* start PROVIDED DATA *

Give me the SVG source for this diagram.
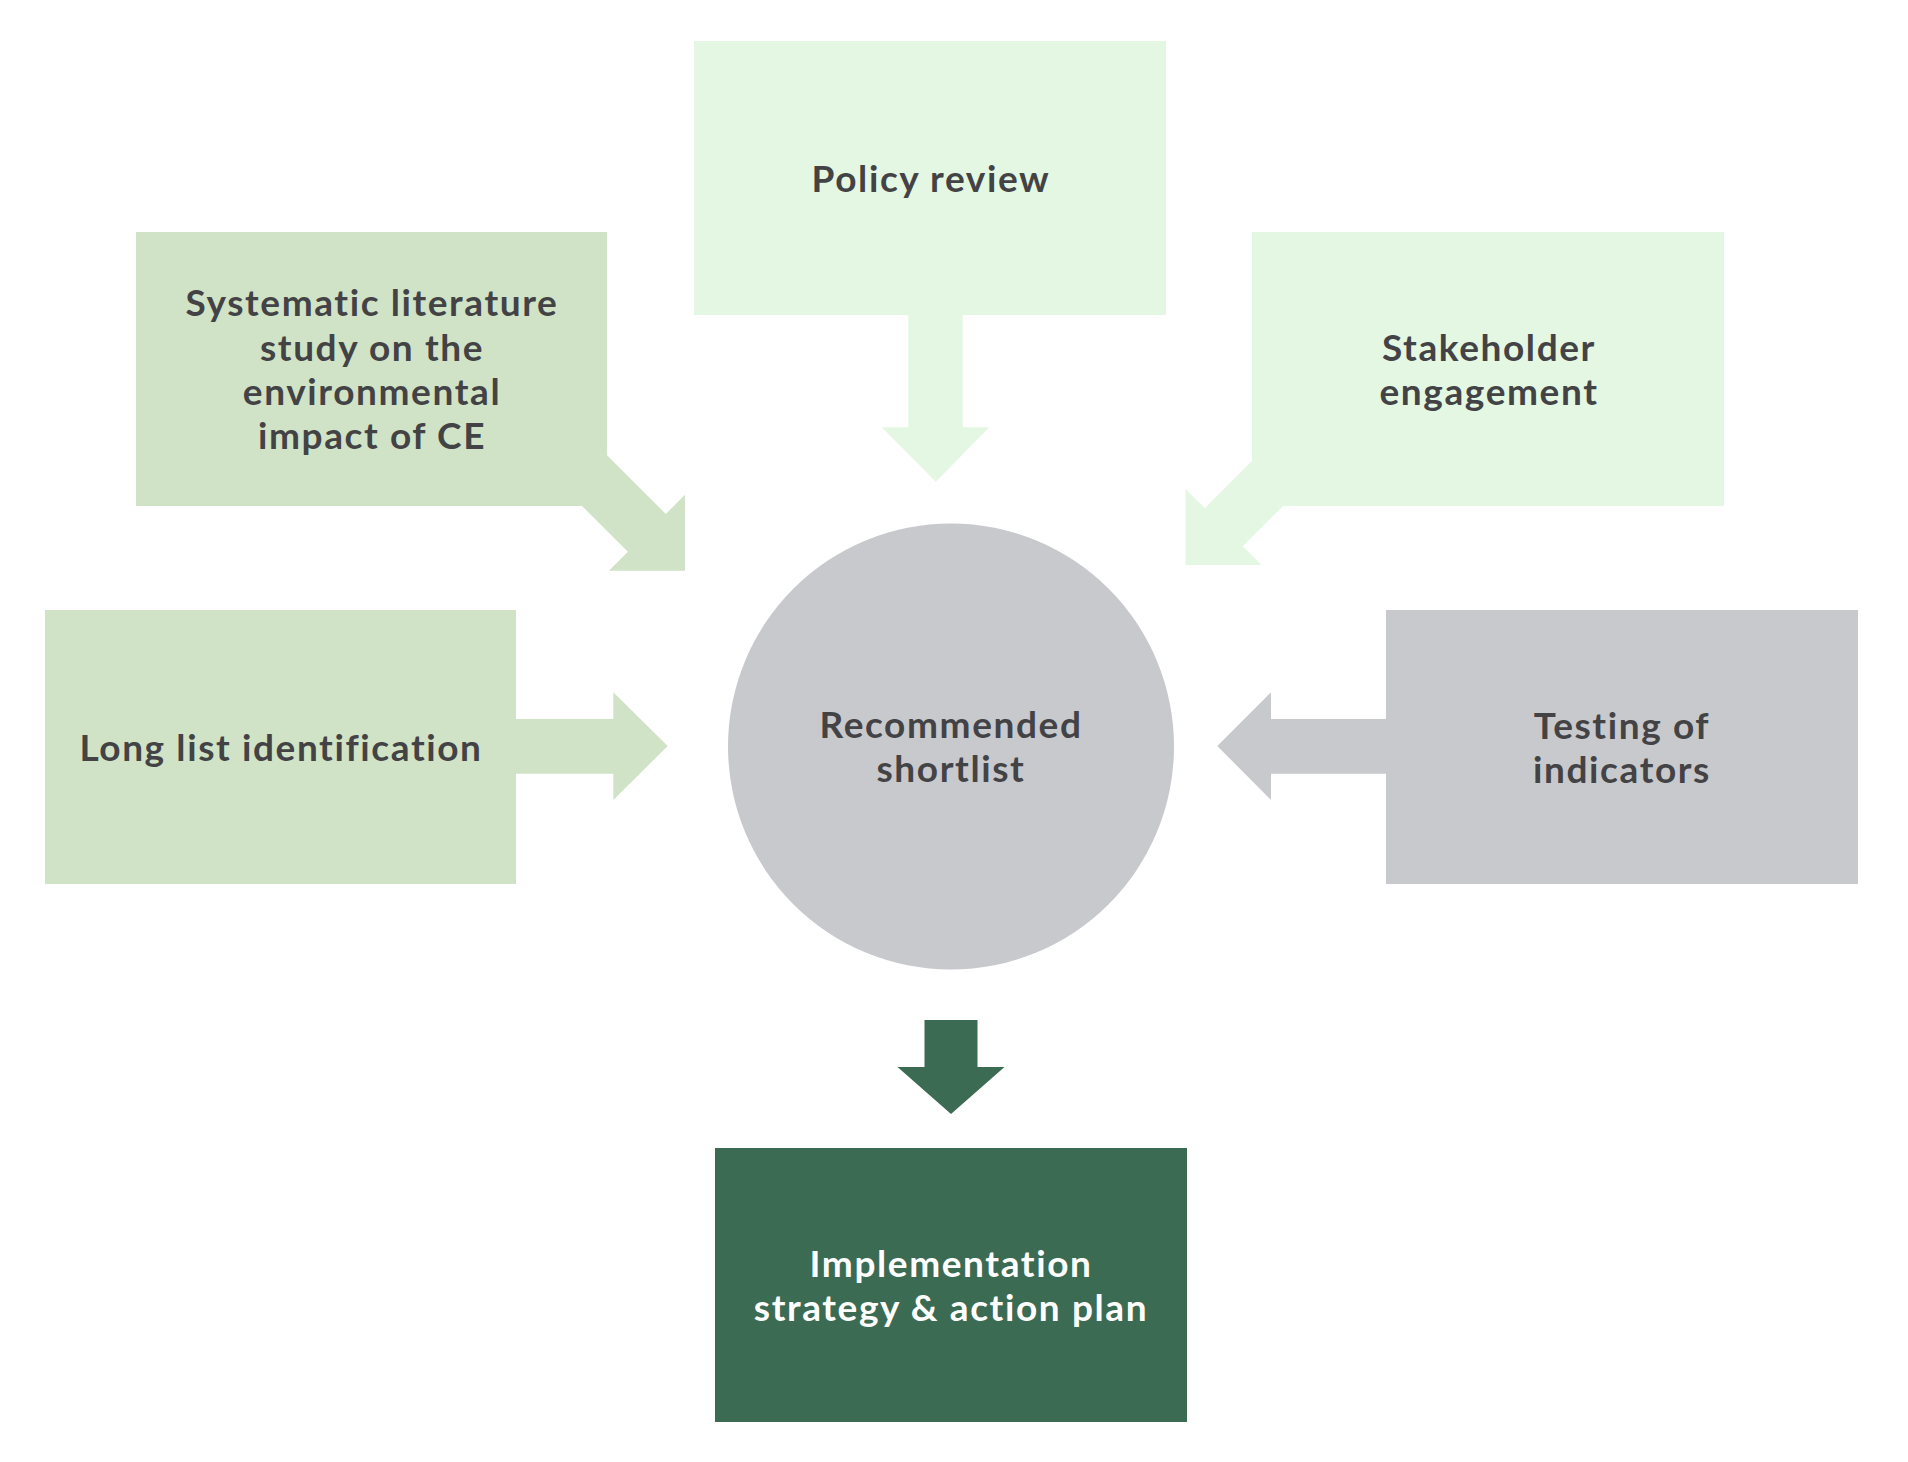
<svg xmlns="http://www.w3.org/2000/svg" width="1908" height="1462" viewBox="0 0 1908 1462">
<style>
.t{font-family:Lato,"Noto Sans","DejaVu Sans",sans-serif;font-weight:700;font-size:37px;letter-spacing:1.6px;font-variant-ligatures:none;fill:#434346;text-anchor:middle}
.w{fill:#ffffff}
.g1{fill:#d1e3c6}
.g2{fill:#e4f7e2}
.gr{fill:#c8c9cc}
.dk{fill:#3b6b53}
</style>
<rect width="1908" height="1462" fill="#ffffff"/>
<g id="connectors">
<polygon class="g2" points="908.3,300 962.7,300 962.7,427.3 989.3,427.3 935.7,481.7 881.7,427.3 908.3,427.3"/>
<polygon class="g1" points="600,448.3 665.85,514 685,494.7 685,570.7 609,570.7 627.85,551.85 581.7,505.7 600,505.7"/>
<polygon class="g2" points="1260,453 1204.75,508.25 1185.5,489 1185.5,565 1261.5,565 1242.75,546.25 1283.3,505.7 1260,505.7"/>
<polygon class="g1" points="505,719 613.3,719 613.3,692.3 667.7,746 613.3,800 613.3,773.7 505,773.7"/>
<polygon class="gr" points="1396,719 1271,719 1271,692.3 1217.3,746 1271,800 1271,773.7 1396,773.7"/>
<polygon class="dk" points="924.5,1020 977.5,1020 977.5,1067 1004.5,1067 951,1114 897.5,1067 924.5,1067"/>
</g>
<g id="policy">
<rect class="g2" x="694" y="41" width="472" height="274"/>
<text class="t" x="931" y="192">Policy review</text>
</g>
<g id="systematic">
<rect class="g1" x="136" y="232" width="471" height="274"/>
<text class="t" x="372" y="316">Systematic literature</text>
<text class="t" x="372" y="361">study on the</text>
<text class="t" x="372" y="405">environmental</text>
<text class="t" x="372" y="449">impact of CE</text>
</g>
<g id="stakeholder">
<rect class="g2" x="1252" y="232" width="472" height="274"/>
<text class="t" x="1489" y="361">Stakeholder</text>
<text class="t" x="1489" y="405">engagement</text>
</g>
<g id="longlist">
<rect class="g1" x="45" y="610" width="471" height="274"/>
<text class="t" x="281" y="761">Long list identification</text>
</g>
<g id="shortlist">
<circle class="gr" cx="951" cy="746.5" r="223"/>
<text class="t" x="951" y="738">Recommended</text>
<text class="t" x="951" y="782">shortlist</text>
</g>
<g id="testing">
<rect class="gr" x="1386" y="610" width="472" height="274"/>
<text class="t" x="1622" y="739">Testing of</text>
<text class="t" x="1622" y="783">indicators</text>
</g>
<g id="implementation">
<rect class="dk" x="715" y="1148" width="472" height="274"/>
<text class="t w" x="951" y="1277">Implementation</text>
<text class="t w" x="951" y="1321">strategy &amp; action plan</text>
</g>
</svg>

* end PROVIDED DATA *

**GIVEN PROBLEM**
Transcribe the material exactly, and leave out whatever pictures it holds.

**EXERCISE RESULT**
Give me the SVG source for this diagram.
<svg xmlns="http://www.w3.org/2000/svg" width="1908" height="1462" viewBox="0 0 1908 1462">
<style>
.t{font-family:Lato,"Noto Sans","DejaVu Sans",sans-serif;font-weight:700;font-size:37px;letter-spacing:1.6px;font-variant-ligatures:none;fill:#434346;text-anchor:middle}
.w{fill:#ffffff}
.g1{fill:#d1e3c6}
.g2{fill:#e4f7e2}
.gr{fill:#c8c9cc}
.dk{fill:#3b6b53}
</style>
<rect width="1908" height="1462" fill="#ffffff"/>
<g id="connectors">
<polygon class="g2" points="908.3,300 962.7,300 962.7,427.3 989.3,427.3 935.7,481.7 881.7,427.3 908.3,427.3"/>
<polygon class="g1" points="600,448.3 665.85,514 685,494.7 685,570.7 609,570.7 627.85,551.85 581.7,505.7 600,505.7"/>
<polygon class="g2" points="1260,453 1204.75,508.25 1185.5,489 1185.5,565 1261.5,565 1242.75,546.25 1283.3,505.7 1260,505.7"/>
<polygon class="g1" points="505,719 613.3,719 613.3,692.3 667.7,746 613.3,800 613.3,773.7 505,773.7"/>
<polygon class="gr" points="1396,719 1271,719 1271,692.3 1217.3,746 1271,800 1271,773.7 1396,773.7"/>
<polygon class="dk" points="924.5,1020 977.5,1020 977.5,1067 1004.5,1067 951,1114 897.5,1067 924.5,1067"/>
</g>
<g id="policy">
<rect class="g2" x="694" y="41" width="472" height="274"/>
<text class="t" x="931" y="192">Policy review</text>
</g>
<g id="systematic">
<rect class="g1" x="136" y="232" width="471" height="274"/>
<text class="t" x="372" y="316">Systematic literature</text>
<text class="t" x="372" y="361">study on the</text>
<text class="t" x="372" y="405">environmental</text>
<text class="t" x="372" y="449">impact of CE</text>
</g>
<g id="stakeholder">
<rect class="g2" x="1252" y="232" width="472" height="274"/>
<text class="t" x="1489" y="361">Stakeholder</text>
<text class="t" x="1489" y="405">engagement</text>
</g>
<g id="longlist">
<rect class="g1" x="45" y="610" width="471" height="274"/>
<text class="t" x="281" y="761">Long list identification</text>
</g>
<g id="shortlist">
<circle class="gr" cx="951" cy="746.5" r="223"/>
<text class="t" x="951" y="738">Recommended</text>
<text class="t" x="951" y="782">shortlist</text>
</g>
<g id="testing">
<rect class="gr" x="1386" y="610" width="472" height="274"/>
<text class="t" x="1622" y="739">Testing of</text>
<text class="t" x="1622" y="783">indicators</text>
</g>
<g id="implementation">
<rect class="dk" x="715" y="1148" width="472" height="274"/>
<text class="t w" x="951" y="1277">Implementation</text>
<text class="t w" x="951" y="1321">strategy &amp; action plan</text>
</g>
</svg>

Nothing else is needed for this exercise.